SOURCE MATERIAL:
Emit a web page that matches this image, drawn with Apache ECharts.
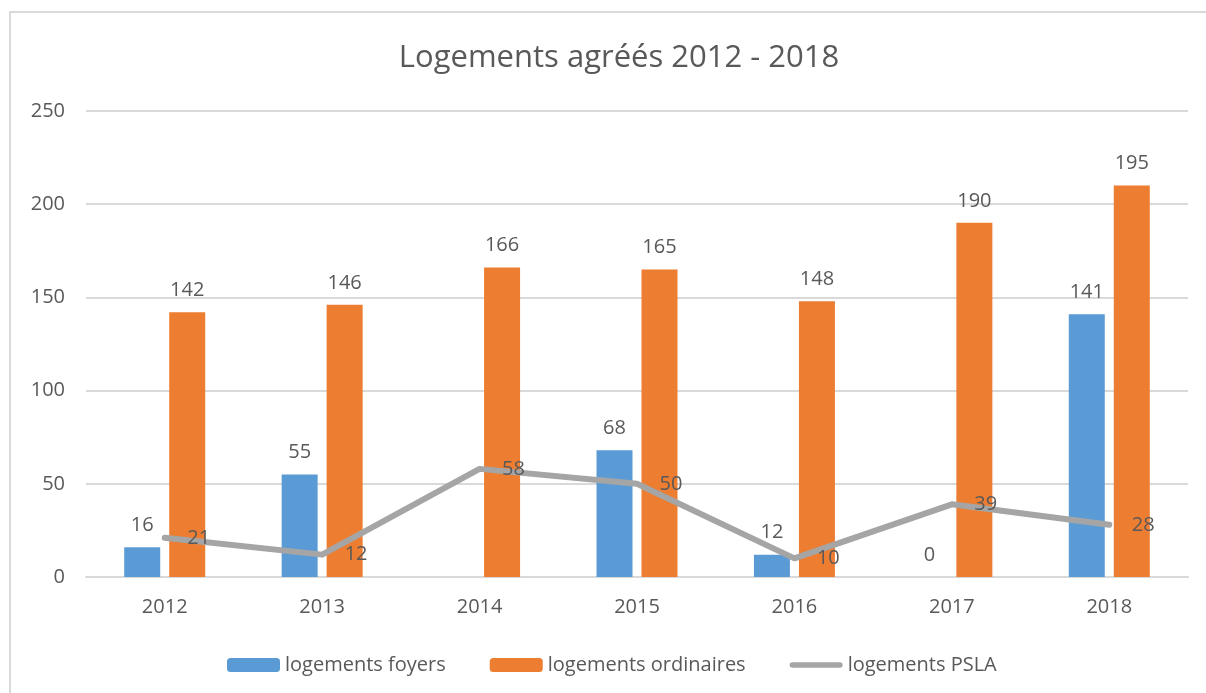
<!DOCTYPE html>
<html>
<head>
<meta charset="utf-8">
<script src="https://cdn.jsdelivr.net/npm/echarts@6/dist/echarts.min.js"></script>
<style>
    html, body { margin: 0; padding: 0; background: #fff; }
    #main { width: 1206px; height: 693px; }
</style>
</head>
<body>
<div id="main"></div>
<script>
    var years = ['2012', '2013', '2014', '2015', '2016', '2017', '2018'];
    var foyers = [16, 55, null, 68, 12, 0, 141];
    var ordinaires = [142, 146, 166, 165, 148, 190, 210];
    // libellés tels qu'affichés sur le graphique d'origine
    var ordinairesLabels = ['142', '146', '166', '165', '148', '190', '195'];
    var psla = [21, 12, 58, 50, 10, 39, 28];
    var yTicks = [0, 50, 100, 150, 200, 250];

    var txt = '#595959';
    var font = 'Open Sans';

    var myChart = echarts.init(document.getElementById('main'));
    var option = {
        backgroundColor: '#fff',
        textStyle: { fontFamily: font, color: txt },
        graphic: [{
            type: 'rect',
            shape: { x: 10, y: 12, width: 1300, height: 900 },
            style: { fill: 'none', stroke: '#d9d9d9', lineWidth: 2 }
        }],
        title: {
            text: 'Logements agréés 2012 - 2018',
            left: 614,
            textAlign: 'center',
            top: 38,
            textStyle: { fontFamily: font, fontSize: 31, fontWeight: 'normal', color: txt }
        },
        legend: {
            left: 222,
            top: 650,
            itemWidth: 53,
            itemHeight: 14,
            itemGap: 44,
            textStyle: { fontFamily: font, fontSize: 20, color: txt },
            data: [
                'logements foyers',
                'logements ordinaires',
                { name: 'logements PSLA', icon: 'path://M3,0H55A3,3 0 0 1 55,6H3A3,3 0 0 1 3,0Z' }
            ]
        },
        grid: { left: 86, right: 18, top: 111, bottom: 116, containLabel: false },
        xAxis: {
            type: 'category',
            data: years,
            axisLine: { lineStyle: { color: '#d9d9d9', width: 2 } },
            axisTick: { show: false },
            axisLabel: { color: txt, fontSize: 20, margin: 20, fontFamily: font }
        },
        yAxis: {
            type: 'value',
            min: yTicks[0],
            max: yTicks[yTicks.length - 1],
            interval: yTicks[1] - yTicks[0],
            axisLine: { show: false },
            axisTick: { show: false },
            splitLine: { lineStyle: { color: '#d9d9d9', width: 2 } },
            axisLabel: { color: txt, fontSize: 20, margin: 21, fontFamily: font }
        },
        series: [{
            name: 'logements foyers',
            type: 'bar',
            data: foyers,
            barWidth: 36,
            barGap: '25%',
            itemStyle: { color: '#5b9bd5' },
            label: { show: true, position: 'top', distance: 12, fontSize: 20, color: txt, fontFamily: font }
        }, {
            name: 'logements ordinaires',
            type: 'bar',
            data: ordinaires,
            barWidth: 36,
            barGap: '25%',
            itemStyle: { color: '#ed7d31' },
            label: {
                show: true, position: 'top', distance: 12, fontSize: 20, color: txt, fontFamily: font,
                formatter: function (p) { return ordinairesLabels[p.dataIndex]; }
            }
        }, {
            name: 'logements PSLA',
            type: 'line',
            data: psla,
            symbol: 'circle',
            symbolSize: 1,
            itemStyle: { color: '#a5a5a5' },
            lineStyle: { color: '#a5a5a5', width: 6, cap: 'round', join: 'round' },
            label: { show: true, position: 'right', distance: 22, fontSize: 20, color: txt, fontFamily: font },
            z: 5
        }]
    };
    myChart.setOption(option);
</script>
</body>
</html>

DIRECTIVE: Please take the lines from the beginning of the data above through the line holding "var font = 'Open Sans';" and transcribe them exactly, without any pictures.

TASK OUTPUT:
Emit a web page that matches this image, drawn with Apache ECharts.
<!DOCTYPE html>
<html>
<head>
<meta charset="utf-8">
<script src="https://cdn.jsdelivr.net/npm/echarts@6/dist/echarts.min.js"></script>
<style>
    html, body { margin: 0; padding: 0; background: #fff; }
    #main { width: 1206px; height: 693px; }
</style>
</head>
<body>
<div id="main"></div>
<script>
    var years = ['2012', '2013', '2014', '2015', '2016', '2017', '2018'];
    var foyers = [16, 55, null, 68, 12, 0, 141];
    var ordinaires = [142, 146, 166, 165, 148, 190, 210];
    // libellés tels qu'affichés sur le graphique d'origine
    var ordinairesLabels = ['142', '146', '166', '165', '148', '190', '195'];
    var psla = [21, 12, 58, 50, 10, 39, 28];
    var yTicks = [0, 50, 100, 150, 200, 250];

    var txt = '#595959';
    var font = 'Open Sans';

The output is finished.